● Dataset content
------------------------------
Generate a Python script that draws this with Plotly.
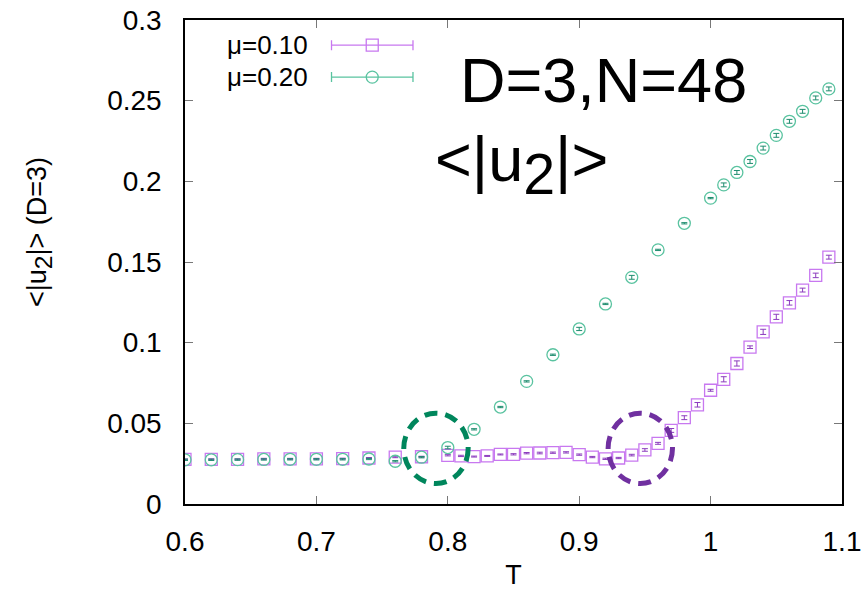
import plotly.graph_objects as go

# ---------------- data ----------------
T_mu010 = [0.60, 0.62, 0.64, 0.66, 0.68, 0.70, 0.72, 0.74, 0.76, 0.78, 0.80,
           0.81, 0.82, 0.83, 0.84, 0.85, 0.86, 0.87, 0.88, 0.89, 0.90,
           0.91, 0.92, 0.93, 0.94, 0.95, 0.96, 0.97, 0.98, 0.99, 1.00,
           1.01, 1.02, 1.03, 1.04, 1.05, 1.06, 1.07, 1.08, 1.09]
u2_mu010 = [0.0276, 0.0277, 0.0277, 0.0280, 0.0280, 0.0280, 0.0281, 0.0285, 0.0290, 0.0293, 0.0302,
            0.0298, 0.0294, 0.0298, 0.0307, 0.0308, 0.0315, 0.0316, 0.0318, 0.0320, 0.0306,
            0.0291, 0.0280, 0.0285, 0.0303, 0.0335, 0.0376, 0.0456, 0.0535, 0.0615, 0.0705,
            0.0773, 0.0871, 0.0972, 0.1067, 0.1160, 0.1247, 0.1326, 0.1417, 0.1530]
err_mu010 = [0.0003, 0.0003, 0.0003, 0.0003, 0.0003, 0.0003, 0.0003, 0.0003, 0.0003, 0.0003, 0.0004,
             0.0004, 0.0003, 0.0003, 0.0003, 0.0004, 0.0004, 0.0005, 0.0004, 0.0004, 0.0004,
             0.0004, 0.0004, 0.0004, 0.0005, 0.0008, 0.0006, 0.0012, 0.0012, 0.0014, 0.0006,
             0.0016, 0.0016, 0.0008, 0.0016, 0.0016, 0.0014, 0.0012, 0.0014, 0.0012]

T_mu020 = [0.60, 0.62, 0.64, 0.66, 0.68, 0.70, 0.72, 0.74, 0.76, 0.78, 0.80,
           0.82, 0.84, 0.86, 0.88, 0.90, 0.92, 0.94, 0.96, 0.98, 1.00,
           1.01, 1.02, 1.03, 1.04, 1.05, 1.06, 1.07, 1.08, 1.09]
u2_mu020 = [0.0274, 0.0274, 0.0275, 0.0276, 0.0277, 0.0277, 0.0277, 0.0279, 0.0265, 0.0290, 0.0350,
            0.0463, 0.0601, 0.0760, 0.0925, 0.1085, 0.1240, 0.1405, 0.1575, 0.1740, 0.1896,
            0.1978, 0.2055, 0.2123, 0.2206, 0.2285, 0.2372, 0.2434, 0.2517, 0.2573]
err_mu020 = [0.0004, 0.0004, 0.0004, 0.0004, 0.0004, 0.0004, 0.0004, 0.0004, 0.0004, 0.0004, 0.0008,
             0.0004, 0.0004, 0.0004, 0.0004, 0.0010, 0.0004, 0.0012, 0.0004, 0.0004, 0.0004,
             0.0012, 0.0012, 0.0012, 0.0012, 0.0012, 0.0012, 0.0012, 0.0012, 0.0012]

x_ticks = [0.6, 0.7, 0.8, 0.9, 1.0, 1.1]
x_ticklabels = ["0.6", "0.7", "0.8", "0.9", "1", "1.1"]
y_ticks = [0, 0.05, 0.1, 0.15, 0.2, 0.25, 0.3]
y_ticklabels = ["0", "0.05", "0.1", "0.15", "0.2", "0.25", "0.3"]

series_names = ["\u03bc=0.10", "\u03bc=0.20"]

# circled transition regions (centre T, centre value)
circle_green = (0.791, 0.0345)
circle_purple = (0.9465, 0.0345)
circle_rx, circle_ry = 0.0245, 0.0218

# ---------------- style ----------------
PURPLE = "rgb(200,120,240)"
PURPLE_ERR = "rgb(140,60,190)"
GREEN = "rgb(90,195,160)"
GREEN_ERR = "rgb(30,140,110)"
FONT = "Liberation Sans, Arial, Helvetica, sans-serif"

fig = go.Figure()

fig.add_trace(go.Scatter(
    x=T_mu010, y=u2_mu010, mode="markers", name=series_names[0],
    marker=dict(symbol="square-open", size=12, color=PURPLE, line=dict(width=1.3, color=PURPLE)),
    error_y=dict(type="data", array=err_mu010, visible=True, color=PURPLE_ERR, thickness=1, width=3),
    showlegend=False,
))
fig.add_trace(go.Scatter(
    x=T_mu020, y=u2_mu020, mode="markers", name=series_names[1],
    marker=dict(symbol="circle-open", size=12, color=GREEN, line=dict(width=1.3, color=GREEN)),
    error_y=dict(type="data", array=err_mu020, visible=True, color=GREEN_ERR, thickness=1, width=3),
    showlegend=False,
))

# legend keys drawn on an overlay axis in [0,1] coordinates (gnuplot style)
key_x = 0.285
key_half = 0.062
key_y = [0.948, 0.882]
fig.add_trace(go.Scatter(
    x=[key_x], y=[key_y[0]], xaxis="x2", yaxis="y2", mode="markers", showlegend=False,
    marker=dict(symbol="square-open", size=12, color=PURPLE, line=dict(width=1.3, color=PURPLE)),
    error_x=dict(type="constant", value=key_half, color=PURPLE, thickness=1.3, width=5),
    hoverinfo="skip",
))
fig.add_trace(go.Scatter(
    x=[key_x], y=[key_y[1]], xaxis="x2", yaxis="y2", mode="markers", showlegend=False,
    marker=dict(symbol="circle-open", size=12, color=GREEN, line=dict(width=1.3, color=GREEN)),
    error_x=dict(type="constant", value=key_half, color=GREEN, thickness=1.3, width=5),
    hoverinfo="skip",
))

annotations = []
for name, yk in zip(series_names, key_y):
    annotations.append(dict(
        x=0.19, y=yk, xref="paper", yref="paper", text=name, showarrow=False,
        xanchor="right", yanchor="middle", font=dict(family=FONT, size=26, color="black"),
    ))
annotations.append(dict(
    x=0.415, y=0.876, xref="paper", yref="paper", text="D=3,N=48", showarrow=False,
    xanchor="left", yanchor="middle", font=dict(family=FONT, size=63, color="black"),
))
annotations.append(dict(
    x=0.378, y=0.70, xref="paper", yref="paper",
    text='&lt;|u<sub><span style="font-size:130%">2</span></sub>|&gt;', showarrow=False,
    xanchor="left", yanchor="middle", font=dict(family=FONT, size=63, color="black"),
))
# y-axis title (placed like gnuplot's ylabel, slightly above centre)
annotations.append(dict(
    x=-0.2207, y=0.562, xref="paper", yref="paper",
    text='&lt;|u<sub><span style="font-size:130%">2</span></sub>|&gt; (D=3)', showarrow=False,
    textangle=-90, xanchor="center", yanchor="middle",
    font=dict(family=FONT, size=27, color="black"),
))

shapes = []
for (cx, cy), col in [(circle_green, "rgb(0,134,92)"), (circle_purple, "rgb(112,48,160)")]:
    shapes.append(dict(
        type="circle", xref="x", yref="y",
        x0=cx - circle_rx, x1=cx + circle_rx, y0=cy - circle_ry, y1=cy + circle_ry,
        line=dict(color=col, width=5, dash="13px,8px"),
    ))

axis_common = dict(
    showline=True, linecolor="black", linewidth=1.5, mirror="ticks",
    ticks="inside", ticklen=8, tickwidth=1, tickcolor="rgb(120,120,120)",
    showgrid=False, zeroline=False, automargin=False,
    tickfont=dict(family=FONT, size=28, color="black"),
)

fig.update_layout(
    width=866, height=590,
    margin=dict(l=185, r=24, t=20, b=86),
    paper_bgcolor="white", plot_bgcolor="white",
    xaxis=dict(range=[0.6, 1.1], tickmode="array", tickvals=x_ticks, ticktext=x_ticklabels,
               ticklabelstandoff=12,
               title=dict(text="T", font=dict(family=FONT, size=27, color="black"), standoff=16),
               **axis_common),
    yaxis=dict(range=[0, 0.3], tickmode="array", tickvals=y_ticks, ticktext=y_ticklabels,
               ticklabelstandoff=16,
               **axis_common),
    xaxis2=dict(range=[0, 1], overlaying="x", visible=False, fixedrange=True),
    yaxis2=dict(range=[0, 1], overlaying="y", visible=False, fixedrange=True),
    annotations=annotations,
    shapes=shapes,
    showlegend=False,
)

fig.write_html("out.html")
------------------------------
● Do this
Your task is to restate word for word the lines from the top of the data to the line containing "import plotly.graph_objects as go", both ends included, with every picture left out.

● Task output
Generate a Python script that draws this with Plotly.
import plotly.graph_objects as go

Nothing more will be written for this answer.